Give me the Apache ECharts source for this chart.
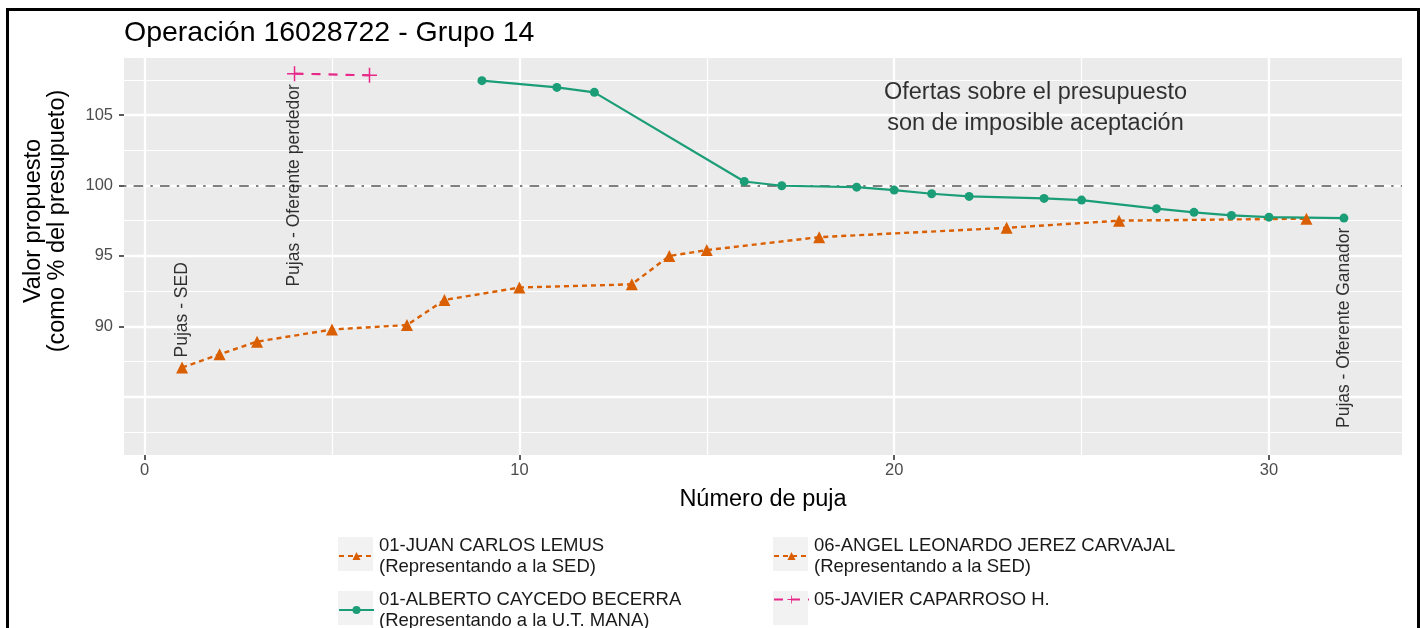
<!DOCTYPE html>
<html>
<head>
<meta charset="utf-8">
<script src="https://cdn.jsdelivr.net/npm/echarts@6/dist/echarts.min.js"></script>
<style>
  html, body { margin: 0; padding: 0; background: #fff; }
  #chart { width: 1420px; height: 628px; position: absolute; left: 0; top: 0; }
  #frame { position: absolute; left: 6px; top: 8px; width: 1408px; height: 700px;
           border: 3px solid #000; pointer-events: none; box-sizing: content-box; }
</style>
</head>
<body>
<div id="chart"></div>
<div id="frame"></div>
<script>
// ---- Data ----
const sedX = [1, 2, 3, 5, 7, 8, 10, 13, 14, 15, 18, 23, 26, 31];
const sedY = [87.07, 88.01, 88.91, 89.77, 90.09, 91.87, 92.75, 92.98, 94.99, 95.41, 96.33, 96.99, 97.50, 97.64];
const utX = [9, 11, 12, 16, 17, 19, 20, 21, 22, 24, 25, 27, 28, 29, 30, 32];
const utY = [107.44, 106.96, 106.61, 100.28, 99.98, 99.88, 99.67, 99.41, 99.22, 99.08, 98.96, 98.35, 98.09, 97.87, 97.75, 97.68];
const capX = [4, 6];
const capY = [107.94, 107.82];
const presupuesto = 100;
const xTicks = [0, 10, 20, 30];
const yTicks = [90, 95, 100, 105];
const seriesNames = ['01-JUAN CARLOS LEMUS', '06-ANGEL LEONARDO JEREZ CARVAJAL', '01-ALBERTO CAYCEDO BECERRA', '05-JAVIER CAPARROSO H.'];
const seriesSub = ['(Representando a la SED)', '(Representando a la SED)', '(Representando a la U.T. MANA)', ''];

// ---- Styling / layout ----
const FONT = '"Liberation Sans", Arial, Helvetica, sans-serif';
const ORANGE = '#D95F02', GREEN = '#1B9E77', PINK = '#E7298A';
const PLUS = 'path://M9,0H11V9H20V11H11V20H9V11H0V9H9Z';

const zip = (xs, ys) => xs.map((x, i) => [x, ys[i]]);

const majorY = [85, 90, 95, 100, 105], minorY = [82.5, 87.5, 92.5, 97.5, 102.5, 107.5];
const majorX = [0, 10, 20, 30], minorX = [5, 15, 25];
const gridData = []
  .concat(majorY.map(v => ({ yAxis: v, lineStyle: { width: 2.3 } })))
  .concat(minorY.map(v => ({ yAxis: v, lineStyle: { width: 1.2 } })))
  .concat(majorX.map(v => ({ xAxis: v, lineStyle: { width: 2.3 } })))
  .concat(minorX.map(v => ({ xAxis: v, lineStyle: { width: 1.2 } })));

const fullName = {};
seriesNames.forEach((n, i) => { fullName[n] = seriesSub[i] ? n + '\n' + seriesSub[i] : n; });

function legendAt(name, left, top) {
  return {
    data: [name], left: left, top: top, padding: 0, orient: 'horizontal', z: 10,
    itemWidth: 35, itemHeight: 10, selectedMode: false,
    formatter: n => fullName[n],
    textStyle: { fontFamily: FONT, fontSize: 18.5, lineHeight: 21, color: '#1A1A1A' }
  };
}

const annotations = [
  { value: [1, 91.17], text: 'Pujas - SED', rotate: 90, size: 17.5 },
  { value: [4, 100.0], text: 'Pujas - Oferente perdedor', rotate: 90, size: 17.5 },
  { value: [32, 89.89], text: 'Pujas - Oferente Ganador', rotate: 90, size: 17.5 },
  { value: [23.77, 105.49], text: 'Ofertas sobre el presupuesto\nson de imposible aceptación', rotate: 0, size: 23.5 }
];

const tickStyle = { show: true, length: 5, lineStyle: { color: '#333333', width: 1.6 } };

const chart = echarts.init(document.getElementById('chart'), null, { renderer: 'canvas' });
chart.setOption({
  animation: false,
  backgroundColor: '#fff',
  textStyle: { fontFamily: FONT },
  title: {
    text: 'Operación 16028722 - Grupo 14', left: 124, top: 19, padding: 0,
    textStyle: { fontFamily: FONT, fontSize: 28.5, fontWeight: 'normal', color: '#000' }
  },
  grid: { left: 124, top: 58, width: 1278, height: 397, show: true, backgroundColor: '#EBEBEB', borderWidth: 0 },
  xAxis: {
    type: 'value', min: -0.55, max: 33.55,
    name: 'Número de puja', nameLocation: 'middle', nameGap: 33,
    nameTextStyle: { fontFamily: FONT, fontSize: 23.5, color: '#000' },
    axisLine: { show: true, onZero: false, lineStyle: { color: 'rgba(0,0,0,0)', width: 0 } },
    axisTick: Object.assign({ customValues: xTicks }, tickStyle),
    axisLabel: { customValues: xTicks, color: '#4D4D4D', fontSize: 16.5, margin: 7, fontFamily: FONT },
    splitLine: { show: false }
  },
  yAxis: {
    type: 'value', min: 80.86, max: 109.05,
    axisLine: { show: true, onZero: false, lineStyle: { color: 'rgba(0,0,0,0)', width: 0 } },
    axisTick: Object.assign({ customValues: yTicks }, tickStyle),
    axisLabel: { customValues: yTicks, color: '#4D4D4D', fontSize: 16.5, margin: 11, fontFamily: FONT },
    splitLine: { show: false }
  },
  legend: [
    legendAt(seriesNames[0], 338, 535),
    legendAt(seriesNames[1], 773, 535),
    legendAt(seriesNames[2], 338, 589),
    legendAt(seriesNames[3], 773, 589)
  ],
  graphic: [
    { type: 'rect', z: 0, shape: { x: 338, y: 537, width: 35, height: 34 }, style: { fill: '#F2F2F2' } },
    { type: 'rect', z: 0, shape: { x: 773, y: 537, width: 35, height: 34 }, style: { fill: '#F2F2F2' } },
    { type: 'rect', z: 0, shape: { x: 338, y: 591, width: 35, height: 34 }, style: { fill: '#F2F2F2' } },
    { type: 'rect', z: 0, shape: { x: 773, y: 591, width: 35, height: 34 }, style: { fill: '#F2F2F2' } },
    { type: 'text', x: 46, y: 221, rotation: Math.PI / 2, z: 10,
      style: { text: 'Valor propuesto\n(como % del presupueto)', fontFamily: FONT, fontSize: 23.5,
               lineHeight: 24, align: 'center', verticalAlign: 'middle', fill: '#000' } }
  ],
  series: [
    { name: 'gridlines', type: 'line', data: [], z: 1, silent: true,
      markLine: { z: 1, silent: true, symbol: ['none', 'none'], label: { show: false }, animation: false,
        lineStyle: { color: '#FFFFFF', type: 'solid' }, data: gridData } },
    { name: 'presupuesto', type: 'line', data: [], z: 2, silent: true,
      markLine: { z: 2, silent: true, symbol: ['none', 'none'], label: { show: false }, animation: false,
        lineStyle: { color: '#7F7F7F', width: 2.2, type: [2.4, 7.2, 9.6, 7.2] },
        data: [{ yAxis: presupuesto }] } },
    { name: seriesNames[0], type: 'line', data: zip(sedX, sedY), z: 4,
      color: ORANGE, symbol: 'triangle', symbolSize: 12, showSymbol: true,
      lineStyle: { color: ORANGE, width: 2.4, type: [5, 4] }, itemStyle: { color: ORANGE } },
    { name: seriesNames[1], type: 'line', data: [], z: 4,
      color: ORANGE, symbol: 'triangle', symbolSize: 12,
      lineStyle: { color: ORANGE, width: 2.4, type: [5, 4] }, itemStyle: { color: ORANGE } },
    { name: seriesNames[2], type: 'line', data: zip(utX, utY), z: 4,
      color: GREEN, symbol: 'circle', symbolSize: 9, showSymbol: true,
      lineStyle: { color: GREEN, width: 2.2 }, itemStyle: { color: GREEN } },
    { name: seriesNames[3], type: 'line', data: zip(capX, capY), z: 4,
      color: PINK, symbol: PLUS, symbolSize: 15, showSymbol: true,
      lineStyle: { color: PINK, width: 2.2, type: [9, 8] }, itemStyle: { color: PINK } },
    { name: 'annotations', type: 'scatter', z: 5, silent: true, symbolSize: 1,
      itemStyle: { color: 'rgba(0,0,0,0)' },
      data: annotations.map(a => ({
        value: a.value,
        label: { show: true, position: 'inside', rotate: a.rotate, formatter: a.text,
                 fontSize: a.size, lineHeight: Math.round(a.size * 1.32), color: '#000',
                 fontFamily: FONT, align: 'center', verticalAlign: 'middle' }
      })) }
  ]
});
</script>
</body>
</html>
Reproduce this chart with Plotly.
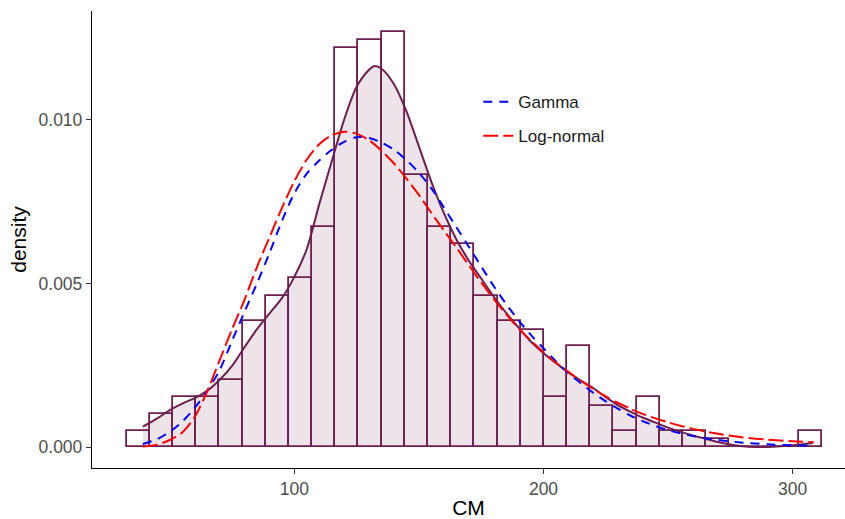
import plotly.graph_objects as go

# Histogram of CM (density scale): 30 bins of equal width
BIN_START = 32.75
BIN_WIDTH = 9.30
HIST_DENSITY = [
    0.00050, 0.00100, 0.00153, 0.00153, 0.00204, 0.00386, 0.00463, 0.00516,
    0.00673, 0.01218, 0.01242, 0.01268, 0.00830, 0.00673, 0.00620, 0.00463,
    0.00386, 0.00359, 0.00153, 0.00308, 0.00127, 0.00050, 0.00153, 0.00050,
    0.00050, 0.00025, 0.0, 0.0, 0.0, 0.00050,
]

# Kernel density estimate
KDE_X = [39.2, 45, 50, 55, 60, 65, 70, 75, 80, 85, 90, 95, 100, 105, 110, 115,
         120, 125, 130, 132, 135, 140, 145, 150, 155, 160, 165, 170, 175, 180,
         185, 190, 195, 200, 205, 210, 215, 220, 225, 230, 235, 240, 245, 250,
         255, 260, 265, 270, 275, 280, 285, 290, 295, 300, 305, 308]
KDE_Y = [0.00063, 0.00088, 0.00113, 0.00133, 0.00150, 0.00172, 0.00205, 0.00248,
         0.00305, 0.00360, 0.00408, 0.00455, 0.00520, 0.00605, 0.00742, 0.00872,
         0.01000, 0.01100, 0.01152, 0.01163, 0.01155, 0.01108, 0.01025, 0.00918,
         0.00810, 0.00715, 0.00635, 0.00570, 0.00515, 0.00460, 0.00410, 0.00365,
         0.00322, 0.00287, 0.00257, 0.00228, 0.00203, 0.00180, 0.00153, 0.00128,
         0.00108, 0.00090, 0.00075, 0.00060, 0.00047, 0.00036, 0.00026, 0.00016,
         0.00008, 0.00003, 0.00001, 0.00001, 0.00003, 0.00006, 0.00010, 0.00013]

# Fitted Gamma density
GAMMA_X = [39.2, 45, 50, 55, 60, 65, 70, 75, 80, 85, 90, 95, 100, 105, 110, 115,
           120, 125, 130, 135, 140, 145, 150, 155, 160, 165, 170, 175, 180, 185,
           190, 195, 200, 205, 210, 215, 220, 225, 230, 235, 240, 250, 260, 270,
           280, 290, 300, 307.5]
GAMMA_Y = [0.00010, 0.00025, 0.00047, 0.00078, 0.00120, 0.00172, 0.00235, 0.00325,
           0.00413, 0.00500, 0.00592, 0.00690, 0.00775, 0.00835, 0.00875, 0.00908,
           0.00932, 0.00946, 0.00944, 0.00930, 0.00908, 0.00876, 0.00838, 0.00790,
           0.00732, 0.00672, 0.00612, 0.00552, 0.00492, 0.00437, 0.00387, 0.00342,
           0.00302, 0.00262, 0.00226, 0.00195, 0.00166, 0.00140, 0.00117, 0.00096,
           0.00079, 0.00052, 0.00034, 0.00022, 0.00014, 0.00009, 0.00006, 0.00005]

# Fitted Log-normal density
LNORM_X = [39.2, 45, 50, 55, 60, 65, 70, 75, 80, 85, 90, 95, 100, 105, 110, 115,
           120, 125, 130, 135, 140, 145, 150, 155, 160, 165, 170, 175, 180, 185,
           190, 195, 200, 205, 210, 215, 220, 225, 230, 235, 240, 250, 260, 270,
           280, 290, 300, 308.5]
LNORM_Y = [0.00002, 0.00008, 0.00022, 0.00045, 0.00092, 0.00170, 0.00265, 0.00360,
           0.00450, 0.00550, 0.00640, 0.00730, 0.00812, 0.00878, 0.00925, 0.00952,
           0.00963, 0.00957, 0.00937, 0.00905, 0.00866, 0.00820, 0.00770, 0.00715,
           0.00662, 0.00610, 0.00556, 0.00503, 0.00453, 0.00406, 0.00363, 0.00325,
           0.00290, 0.00258, 0.00230, 0.00203, 0.00178, 0.00155, 0.00135, 0.00117,
           0.00101, 0.00076, 0.00056, 0.00041, 0.00030, 0.00023, 0.00018, 0.00015]

X_TICKS = [100, 200, 300]
Y_TICKS = [0.000, 0.005, 0.010]

MAROON = "#6E1F50"
FONT = "Liberation Sans, Arial, sans-serif"

centers = [BIN_START + BIN_WIDTH * (i + 0.5) for i in range(len(HIST_DENSITY))]

fig = go.Figure()

fig.add_trace(go.Bar(
    x=centers, y=HIST_DENSITY, width=BIN_WIDTH,
    marker=dict(color="white", line=dict(color=MAROON, width=1.8)),
    showlegend=False, hoverinfo="skip",
))

fig.add_trace(go.Scatter(
    x=KDE_X, y=KDE_Y, mode="lines",
    line=dict(color=MAROON, width=2, shape="spline", smoothing=0.8),
    fill="tozeroy", fillcolor="rgba(111,30,81,0.12)",
    showlegend=False, hoverinfo="skip",
))

fig.add_trace(go.Scatter(
    x=GAMMA_X, y=GAMMA_Y, mode="lines", name="Gamma", legendgroup="gamma",
    line=dict(color="#0000FF", width=2, dash="9px,7px", shape="spline", smoothing=0.8),
))

fig.add_trace(go.Scatter(
    x=LNORM_X, y=LNORM_Y, mode="lines", name="Log-normal", legendgroup="lnorm",
    line=dict(color="#FF0000", width=2, dash="15px,5px", shape="spline", smoothing=0.8),
))

axis_common = dict(
    showline=True, linecolor="black", linewidth=1.3,
    ticks="outside", ticklen=5, tickwidth=1.3, tickcolor="#333333",
    tickfont=dict(family=FONT, size=17.5, color="#4D4D4D"),
    showgrid=False, zeroline=False, automargin=False,
)

fig.update_layout(
    width=845, height=519,
    margin=dict(l=92, r=0, t=11, b=51),
    paper_bgcolor="white", plot_bgcolor="white",
    bargap=0,
    font=dict(family=FONT, color="black"),
    xaxis=dict(
        range=[18.8, 321.0], tickvals=X_TICKS,
        title=dict(text="CM", font=dict(family=FONT, size=21, color="black"), standoff=4),
        **axis_common,
    ),
    yaxis=dict(
        range=[-0.000634, 0.013314], tickvals=Y_TICKS, tickformat=".3f",
        title=dict(text="density", font=dict(family=FONT, size=21, color="black"), standoff=6),
        **axis_common,
    ),
    legend=dict(
        x=0.513, y=0.840, xanchor="left", yanchor="top",
        bgcolor="rgba(0,0,0,0)", borderwidth=0,
        font=dict(family=FONT, size=17, color="#1A1A1A"),
        tracegroupgap=9,
    ),
)

fig.write_html("out.html")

Problem to solve
Look above for the line with "Reproduce this chart with Plotly."; quote it and every line after it, stopping after the line with "import plotly.graph_objects as go", exactly, with nothing added and without pictures.

Exercise result
Reproduce this chart with Plotly.
import plotly.graph_objects as go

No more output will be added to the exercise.